Interplay between Epigenetics and Genetics in Cancer

Abstract

Genomic instability, which occurs through both genetic mechanisms (underlying inheritable phenotypic variations caused by DNA sequence-dependent alterations, such as mutation, deletion, insertion, inversion, translocation, and chromosomal aneuploidy) and epigenomic aberrations (underlying inheritable phenotypic variations caused by DNA sequence-independent alterations caused by a change of chromatin structure, such as DNA methylation and histone modifications), is known to promote tumorigenesis and tumor progression. Mechanisms involve both genomic instability and epigenomic aberrations that lose or gain the function of genes that impinge on tumor suppression/prevention or oncogenesis. Growing evidence points to an epigenome-wide disruption that involves large-scale DNA hypomethylation but specific hypermethylation of tumor suppressor genes, large blocks of aberrant histone modifications, and abnormal miRNA expression profile. Emerging molecular details regarding the modulation of these epigenetic events in cancer are used to illustrate the alterations of epigenetic molecules, and their consequent malfunctions could contribute to cancer biology. More recently, intriguing evidence supporting that genetic and epigenetic mechanisms are not separate events in cancer has been emerging; they intertwine and take advantage of each other during tumorigenesis. In addition, we discuss the collusion between epigenetics and genetics mediated by heterochromatin protein 1, a major component of heterochromatin, in order to maintain genome integrity.
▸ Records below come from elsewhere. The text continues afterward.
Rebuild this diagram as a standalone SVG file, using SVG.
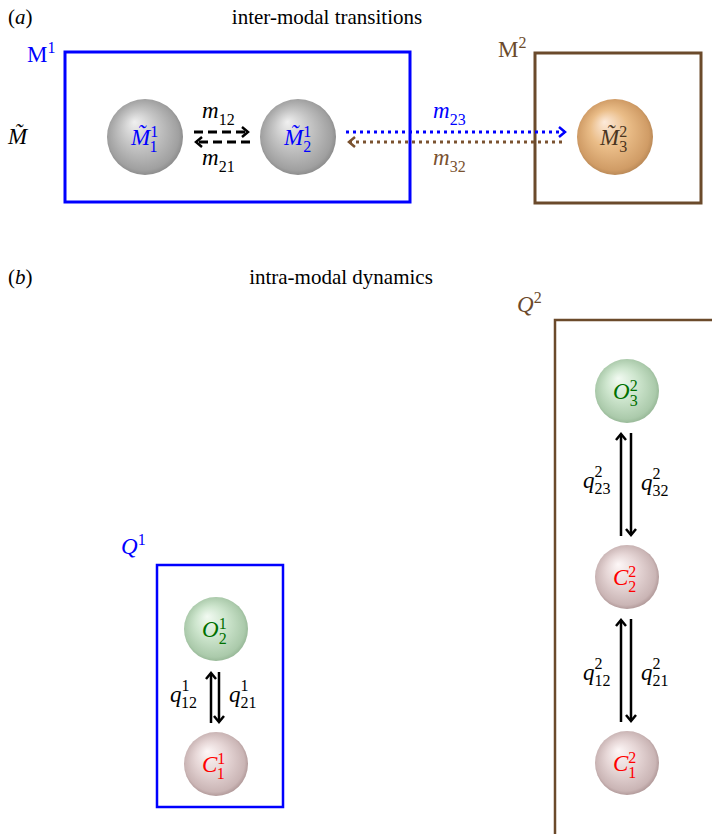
<svg xmlns="http://www.w3.org/2000/svg" width="712" height="834" viewBox="0 0 712 834">
<style>
text{font-family:"Liberation Serif","Times New Roman",serif;fill:#000}
.t{font-size:21px}
.it{font-style:italic}
.lbl{font-size:23px}
.sub{font-size:16px;font-style:normal}
.blue{fill:#0000ff}
.brown{fill:#6b4a2b}
.green{fill:#007000}
.red{fill:#ff0000}
.node-txt{font-size:23px;font-style:italic}
</style>
<defs>
<radialGradient id="gGrey" cx="0.5" cy="0.5" r="0.55" fx="0.36" fy="0.3">
<stop offset="0" stop-color="#f0f0f0"/><stop offset="0.45" stop-color="#c4c4c4"/><stop offset="0.85" stop-color="#a0a0a0"/><stop offset="1" stop-color="#7e7e7e"/>
</radialGradient>
<radialGradient id="gOrange" cx="0.5" cy="0.5" r="0.55" fx="0.36" fy="0.3">
<stop offset="0" stop-color="#fdeada"/><stop offset="0.45" stop-color="#eabd88"/><stop offset="0.85" stop-color="#d09c66"/><stop offset="1" stop-color="#aa7c4c"/>
</radialGradient>
<radialGradient id="gGreen" cx="0.5" cy="0.5" r="0.55" fx="0.36" fy="0.3">
<stop offset="0" stop-color="#f2faf2"/><stop offset="0.45" stop-color="#cde5cd"/><stop offset="0.85" stop-color="#abcaab"/><stop offset="1" stop-color="#8aac8a"/>
</radialGradient>
<radialGradient id="gPink" cx="0.5" cy="0.5" r="0.55" fx="0.36" fy="0.3">
<stop offset="0" stop-color="#fdf7f7"/><stop offset="0.45" stop-color="#e6d6d6"/><stop offset="0.85" stop-color="#cab5b5"/><stop offset="1" stop-color="#a08686"/>
</radialGradient>
<marker id="hk" markerWidth="10" markerHeight="12" refX="8" refY="6" orient="auto" markerUnits="userSpaceOnUse"><path d="M2,1 L8,6 L2,11" fill="none" stroke="#000" stroke-width="2.5"/></marker>
<marker id="hb" markerWidth="10" markerHeight="12" refX="8" refY="6" orient="auto" markerUnits="userSpaceOnUse"><path d="M2,1 L8,6 L2,11" fill="none" stroke="#0000ff" stroke-width="2.5"/></marker>
<marker id="hr" markerWidth="10" markerHeight="12" refX="8" refY="6" orient="auto" markerUnits="userSpaceOnUse"><path d="M2,1 L8,6 L2,11" fill="none" stroke="#7a5230" stroke-width="2.5"/></marker>
</defs>
<rect width="712" height="834" fill="#fff"/>

<!-- Panel a -->
<g id="panel-a-labels">
<text class="t" x="8" y="24">(<tspan class="it">a</tspan>)</text>
<text class="t" x="327" y="24" text-anchor="middle">inter-modal transitions</text>
<text class="lbl it" x="8" y="144">M̃</text>
</g>
<g id="M1">
<rect x="65" y="52" width="345" height="150" fill="none" stroke="#0000ff" stroke-width="3"/>
<text class="lbl blue" x="27" y="62">M<tspan class="sub" dy="-9">1</tspan></text>
</g>
<g id="M2">
<rect x="535" y="53" width="166" height="150" fill="none" stroke="#6b4a2b" stroke-width="3"/>
<text class="lbl brown" x="498" y="57">M<tspan class="sub" dy="-9">2</tspan></text>
</g>
<g id="M1_1">
<circle cx="145" cy="137" r="38" fill="url(#gGrey)"/>
<text class="node-txt blue" x="131" y="145">M̃<tspan class="sub" dy="-8">1</tspan><tspan class="sub" dx="-8" dy="15">1</tspan></text>
</g>
<g id="M1_2">
<circle cx="298" cy="137" r="38" fill="url(#gGrey)"/>
<text class="node-txt blue" x="284" y="145">M̃<tspan class="sub" dy="-8">1</tspan><tspan class="sub" dx="-8" dy="15">2</tspan></text>
</g>
<g id="M2_3">
<circle cx="615" cy="137" r="38" fill="url(#gOrange)"/>
<text class="node-txt" x="600" y="145" style="fill:#4a3520">M̃<tspan class="sub" dy="-8">2</tspan><tspan class="sub" dx="-8" dy="15">3</tspan></text>
</g>
<g id="connectors-a">
<line x1="194" y1="132" x2="248" y2="132" stroke="#000" stroke-width="3" stroke-dasharray="9,5" marker-end="url(#hk)"/>
<line x1="250" y1="142" x2="196" y2="142" stroke="#000" stroke-width="3" stroke-dasharray="9,5" marker-end="url(#hk)"/>
<line x1="346" y1="132" x2="565" y2="132" stroke="#0000ff" stroke-width="3" stroke-dasharray="3,4" marker-end="url(#hb)"/>
<line x1="562" y1="142" x2="349" y2="142" stroke="#7a5230" stroke-width="3" stroke-dasharray="3,4" marker-end="url(#hr)"/>
<text class="lbl it" x="202" y="118">m<tspan class="sub" dy="7">12</tspan></text>
<text class="lbl it" x="202" y="165">m<tspan class="sub" dy="7">21</tspan></text>
<text class="lbl it blue" x="433" y="118">m<tspan class="sub" dy="7">23</tspan></text>
<text class="lbl it" x="433" y="165" style="fill:#7a5230">m<tspan class="sub" dy="7">32</tspan></text>
</g>

<!-- Panel b -->
<g id="panel-b-labels">
<text class="t" x="8" y="284">(<tspan class="it">b</tspan>)</text>
<text class="t" x="341" y="284" text-anchor="middle">intra-modal dynamics</text>
</g>
<g id="Q1">
<rect x="157" y="565" width="126" height="242" fill="none" stroke="#0000ff" stroke-width="2.5"/>
<text class="lbl it blue" x="121" y="554">Q<tspan class="sub" dy="-9">1</tspan></text>
</g>
<g id="Q2">
<rect x="555" y="320" width="170" height="530" fill="none" stroke="#6b4a2b" stroke-width="2.5"/>
<text class="lbl it brown" x="517" y="312">Q<tspan class="sub" dy="-9">2</tspan></text>
</g>
<g id="O1_2">
<circle cx="216" cy="629" r="32" fill="url(#gGreen)"/>
<text class="node-txt green" x="202" y="637">O<tspan class="sub" dy="-8">1</tspan><tspan class="sub" dx="-8" dy="15">2</tspan></text>
</g>
<g id="C1_1">
<circle cx="216" cy="764" r="32" fill="url(#gPink)"/>
<text class="node-txt red" x="202" y="772">C<tspan class="sub" dy="-8">1</tspan><tspan class="sub" dx="-8" dy="15">1</tspan></text>
</g>
<g id="O2_3">
<circle cx="627" cy="391" r="32" fill="url(#gGreen)"/>
<text class="node-txt green" x="613" y="399">O<tspan class="sub" dy="-8">2</tspan><tspan class="sub" dx="-8" dy="15">3</tspan></text>
</g>
<g id="C2_2">
<circle cx="627" cy="577" r="32" fill="url(#gPink)"/>
<text class="node-txt red" x="613" y="585">C<tspan class="sub" dy="-8">2</tspan><tspan class="sub" dx="-8" dy="15">2</tspan></text>
</g>
<g id="C2_1">
<circle cx="627" cy="763" r="32" fill="url(#gPink)"/>
<text class="node-txt red" x="613" y="771">C<tspan class="sub" dy="-8">2</tspan><tspan class="sub" dx="-8" dy="15">1</tspan></text>
</g>
<g id="connectors-b" stroke="#000" stroke-width="2.5" fill="none">
<line x1="211" y1="723" x2="211" y2="673" marker-end="url(#hk)"/>
<line x1="219" y1="672" x2="219" y2="722" marker-end="url(#hk)"/>
<line x1="621" y1="536" x2="621" y2="434" marker-end="url(#hk)"/>
<line x1="631" y1="433" x2="631" y2="535" marker-end="url(#hk)"/>
<line x1="621" y1="722" x2="621" y2="620" marker-end="url(#hk)"/>
<line x1="631" y1="619" x2="631" y2="721" marker-end="url(#hk)"/>
</g>
<g id="labels-b">
<text class="lbl it" x="170" y="702">q<tspan class="sub" dy="-11">1</tspan><tspan class="sub" dx="-8" dy="17">12</tspan></text>
<text class="lbl it" x="229" y="702">q<tspan class="sub" dy="-11">1</tspan><tspan class="sub" dx="-8" dy="17">21</tspan></text>
<text class="lbl it" x="583" y="488">q<tspan class="sub" dy="-11">2</tspan><tspan class="sub" dx="-8" dy="17">23</tspan></text>
<text class="lbl it" x="641" y="490">q<tspan class="sub" dy="-11">2</tspan><tspan class="sub" dx="-8" dy="17">32</tspan></text>
<text class="lbl it" x="583" y="680">q<tspan class="sub" dy="-11">2</tspan><tspan class="sub" dx="-8" dy="17">12</tspan></text>
<text class="lbl it" x="641" y="680">q<tspan class="sub" dy="-11">2</tspan><tspan class="sub" dx="-8" dy="17">21</tspan></text>
</g>
</svg>
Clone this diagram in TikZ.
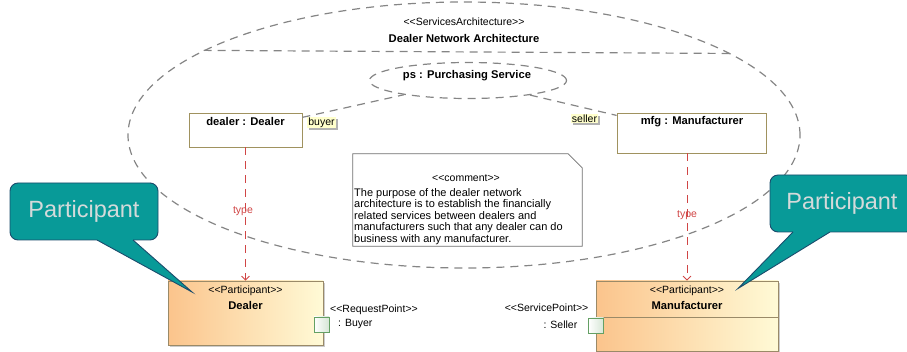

Keywords: epigenomics; genetics; heterochromatin-specific nonhistone chromosomal protein HP-1; neoplasms.

Fig. 1

On the road to cancer: genomic instability. Failure of DNA damage responses that conduct surveillance and checkpoints to guard genome causes genomic instability, the most common characteristic of human cancers. It has therefore been proposed that genomic instability contributes to and drives tumor initiation and development. Defects in the DNA damage responses generate genomic instability and facilitate tumorigenesis.

Fig. 2

Epigenetic mechanisms. Variations in chromatin structure but not DNA sequences modulate the use of the genome by 1) DNA methylation, 2) histone modifications (methylation, phosphorylation, and acetylation), 3) histone variant composition (dark), 4) chromatin remodeling (sparse or dense nucleosome occupancy), and noncoding RNAs.

Fig. 3

Epigenetic silencing is more frequent that mutations in cancer cells. In cancer cells, hundreds to thousands of genes are hypermethylated (DNA methylation), histone codes at more than thousands of genes are aberrantly modified via histone modifications or histone variant compositions, and miRNA expression is dysregulated, while tens of genes are affected by mutations. Both epigenetic silencing and inactivating mutations or deletions result in gene inactivation.

Fig. 4

(A) Heterochromatin protein 1 (HP1) paralogs in human. Amino acid sequence alignment of HP1α, β, and γ. (B) A schematic diagram of the HP1γ polypeptide. The HP1γ polypeptide has an N-terminal chromodomain, a hinge domain, and C-terminal chromoshadow domain.

Fig. 5

Interactions of heterochromatin protein 1 (HP1) with a diversity of proteins and its possible roles (references in parentheses). The putative cellular functions of protein-protein interactions of HP1 are shown in circles. Some of their biological significance is not yet clarified. Only the proteins that have been shown to interact with HP1 in vivo are listed here.